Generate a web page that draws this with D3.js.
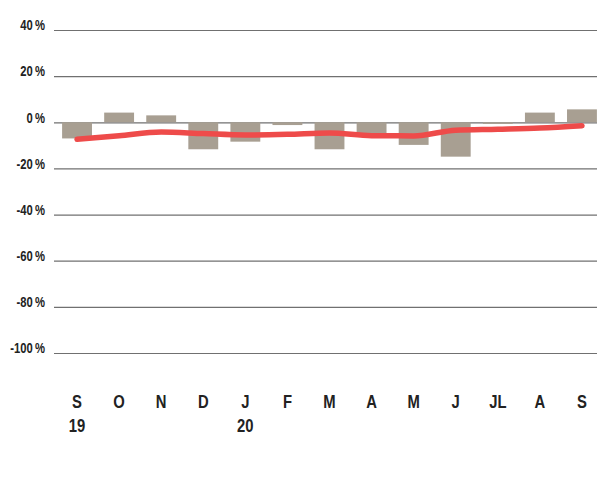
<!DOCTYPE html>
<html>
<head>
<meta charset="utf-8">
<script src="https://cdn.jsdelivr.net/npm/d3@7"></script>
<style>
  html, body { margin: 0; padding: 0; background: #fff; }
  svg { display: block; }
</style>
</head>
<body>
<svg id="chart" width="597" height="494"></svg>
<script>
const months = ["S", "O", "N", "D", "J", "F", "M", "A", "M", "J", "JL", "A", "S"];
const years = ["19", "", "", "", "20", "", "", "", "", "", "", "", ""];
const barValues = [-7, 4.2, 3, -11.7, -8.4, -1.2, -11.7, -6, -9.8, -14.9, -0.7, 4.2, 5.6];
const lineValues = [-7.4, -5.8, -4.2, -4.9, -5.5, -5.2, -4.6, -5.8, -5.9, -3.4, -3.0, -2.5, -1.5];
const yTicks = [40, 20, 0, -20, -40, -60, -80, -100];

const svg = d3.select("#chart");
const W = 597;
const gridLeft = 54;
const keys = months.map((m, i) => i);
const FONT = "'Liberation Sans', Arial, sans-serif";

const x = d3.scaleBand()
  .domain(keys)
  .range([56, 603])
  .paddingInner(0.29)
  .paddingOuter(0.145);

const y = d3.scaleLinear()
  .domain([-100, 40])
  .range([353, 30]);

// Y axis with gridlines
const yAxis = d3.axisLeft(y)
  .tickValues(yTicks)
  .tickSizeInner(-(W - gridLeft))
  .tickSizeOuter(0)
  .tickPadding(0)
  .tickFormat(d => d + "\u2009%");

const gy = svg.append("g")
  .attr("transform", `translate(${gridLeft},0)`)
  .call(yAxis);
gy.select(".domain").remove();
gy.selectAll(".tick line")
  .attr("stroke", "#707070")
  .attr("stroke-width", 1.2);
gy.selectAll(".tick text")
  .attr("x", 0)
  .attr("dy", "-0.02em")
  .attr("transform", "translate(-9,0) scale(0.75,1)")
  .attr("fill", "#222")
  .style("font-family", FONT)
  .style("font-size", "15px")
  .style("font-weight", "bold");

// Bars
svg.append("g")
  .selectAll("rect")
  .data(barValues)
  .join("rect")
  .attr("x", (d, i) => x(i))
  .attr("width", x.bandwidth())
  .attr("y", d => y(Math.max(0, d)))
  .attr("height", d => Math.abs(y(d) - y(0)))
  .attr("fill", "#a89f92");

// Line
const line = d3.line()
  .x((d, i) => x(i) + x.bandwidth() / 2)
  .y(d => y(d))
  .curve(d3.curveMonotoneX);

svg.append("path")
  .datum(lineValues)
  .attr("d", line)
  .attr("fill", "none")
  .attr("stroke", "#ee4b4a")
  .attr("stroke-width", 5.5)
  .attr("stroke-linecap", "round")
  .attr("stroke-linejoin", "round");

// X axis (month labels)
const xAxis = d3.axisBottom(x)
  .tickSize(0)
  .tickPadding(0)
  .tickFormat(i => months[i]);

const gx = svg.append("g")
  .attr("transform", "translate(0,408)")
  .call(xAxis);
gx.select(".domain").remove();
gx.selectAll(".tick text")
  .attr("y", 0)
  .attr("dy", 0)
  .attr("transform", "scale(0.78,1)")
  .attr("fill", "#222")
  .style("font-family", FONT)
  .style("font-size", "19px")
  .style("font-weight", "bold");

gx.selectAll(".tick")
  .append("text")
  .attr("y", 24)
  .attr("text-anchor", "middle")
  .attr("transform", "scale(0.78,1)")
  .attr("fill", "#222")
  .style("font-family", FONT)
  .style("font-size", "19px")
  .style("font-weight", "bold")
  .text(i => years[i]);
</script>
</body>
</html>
****************************************
TASK GOAL: Every line of text is to be repeated exactly; pictures are left out.

TASK OUTPUT:
Generate a web page that draws this with D3.js.
<!DOCTYPE html>
<html>
<head>
<meta charset="utf-8">
<script src="https://cdn.jsdelivr.net/npm/d3@7"></script>
<style>
  html, body { margin: 0; padding: 0; background: #fff; }
  svg { display: block; }
</style>
</head>
<body>
<svg id="chart" width="597" height="494"></svg>
<script>
const months = ["S", "O", "N", "D", "J", "F", "M", "A", "M", "J", "JL", "A", "S"];
const years = ["19", "", "", "", "20", "", "", "", "", "", "", "", ""];
const barValues = [-7, 4.2, 3, -11.7, -8.4, -1.2, -11.7, -6, -9.8, -14.9, -0.7, 4.2, 5.6];
const lineValues = [-7.4, -5.8, -4.2, -4.9, -5.5, -5.2, -4.6, -5.8, -5.9, -3.4, -3.0, -2.5, -1.5];
const yTicks = [40, 20, 0, -20, -40, -60, -80, -100];

const svg = d3.select("#chart");
const W = 597;
const gridLeft = 54;
const keys = months.map((m, i) => i);
const FONT = "'Liberation Sans', Arial, sans-serif";

const x = d3.scaleBand()
  .domain(keys)
  .range([56, 603])
  .paddingInner(0.29)
  .paddingOuter(0.145);

const y = d3.scaleLinear()
  .domain([-100, 40])
  .range([353, 30]);

// Y axis with gridlines
const yAxis = d3.axisLeft(y)
  .tickValues(yTicks)
  .tickSizeInner(-(W - gridLeft))
  .tickSizeOuter(0)
  .tickPadding(0)
  .tickFormat(d => d + "\u2009%");

const gy = svg.append("g")
  .attr("transform", `translate(${gridLeft},0)`)
  .call(yAxis);
gy.select(".domain").remove();
gy.selectAll(".tick line")
  .attr("stroke", "#707070")
  .attr("stroke-width", 1.2);
gy.selectAll(".tick text")
  .attr("x", 0)
  .attr("dy", "-0.02em")
  .attr("transform", "translate(-9,0) scale(0.75,1)")
  .attr("fill", "#222")
  .style("font-family", FONT)
  .style("font-size", "15px")
  .style("font-weight", "bold");

// Bars
svg.append("g")
  .selectAll("rect")
  .data(barValues)
  .join("rect")
  .attr("x", (d, i) => x(i))
  .attr("width", x.bandwidth())
  .attr("y", d => y(Math.max(0, d)))
  .attr("height", d => Math.abs(y(d) - y(0)))
  .attr("fill", "#a89f92");

// Line
const line = d3.line()
  .x((d, i) => x(i) + x.bandwidth() / 2)
  .y(d => y(d))
  .curve(d3.curveMonotoneX);

svg.append("path")
  .datum(lineValues)
  .attr("d", line)
  .attr("fill", "none")
  .attr("stroke", "#ee4b4a")
  .attr("stroke-width", 5.5)
  .attr("stroke-linecap", "round")
  .attr("stroke-linejoin", "round");

// X axis (month labels)
const xAxis = d3.axisBottom(x)
  .tickSize(0)
  .tickPadding(0)
  .tickFormat(i => months[i]);

const gx = svg.append("g")
  .attr("transform", "translate(0,408)")
  .call(xAxis);
gx.select(".domain").remove();
gx.selectAll(".tick text")
  .attr("y", 0)
  .attr("dy", 0)
  .attr("transform", "scale(0.78,1)")
  .attr("fill", "#222")
  .style("font-family", FONT)
  .style("font-size", "19px")
  .style("font-weight", "bold");

gx.selectAll(".tick")
  .append("text")
  .attr("y", 24)
  .attr("text-anchor", "middle")
  .attr("transform", "scale(0.78,1)")
  .attr("fill", "#222")
  .style("font-family", FONT)
  .style("font-size", "19px")
  .style("font-weight", "bold")
  .text(i => years[i]);
</script>
</body>
</html>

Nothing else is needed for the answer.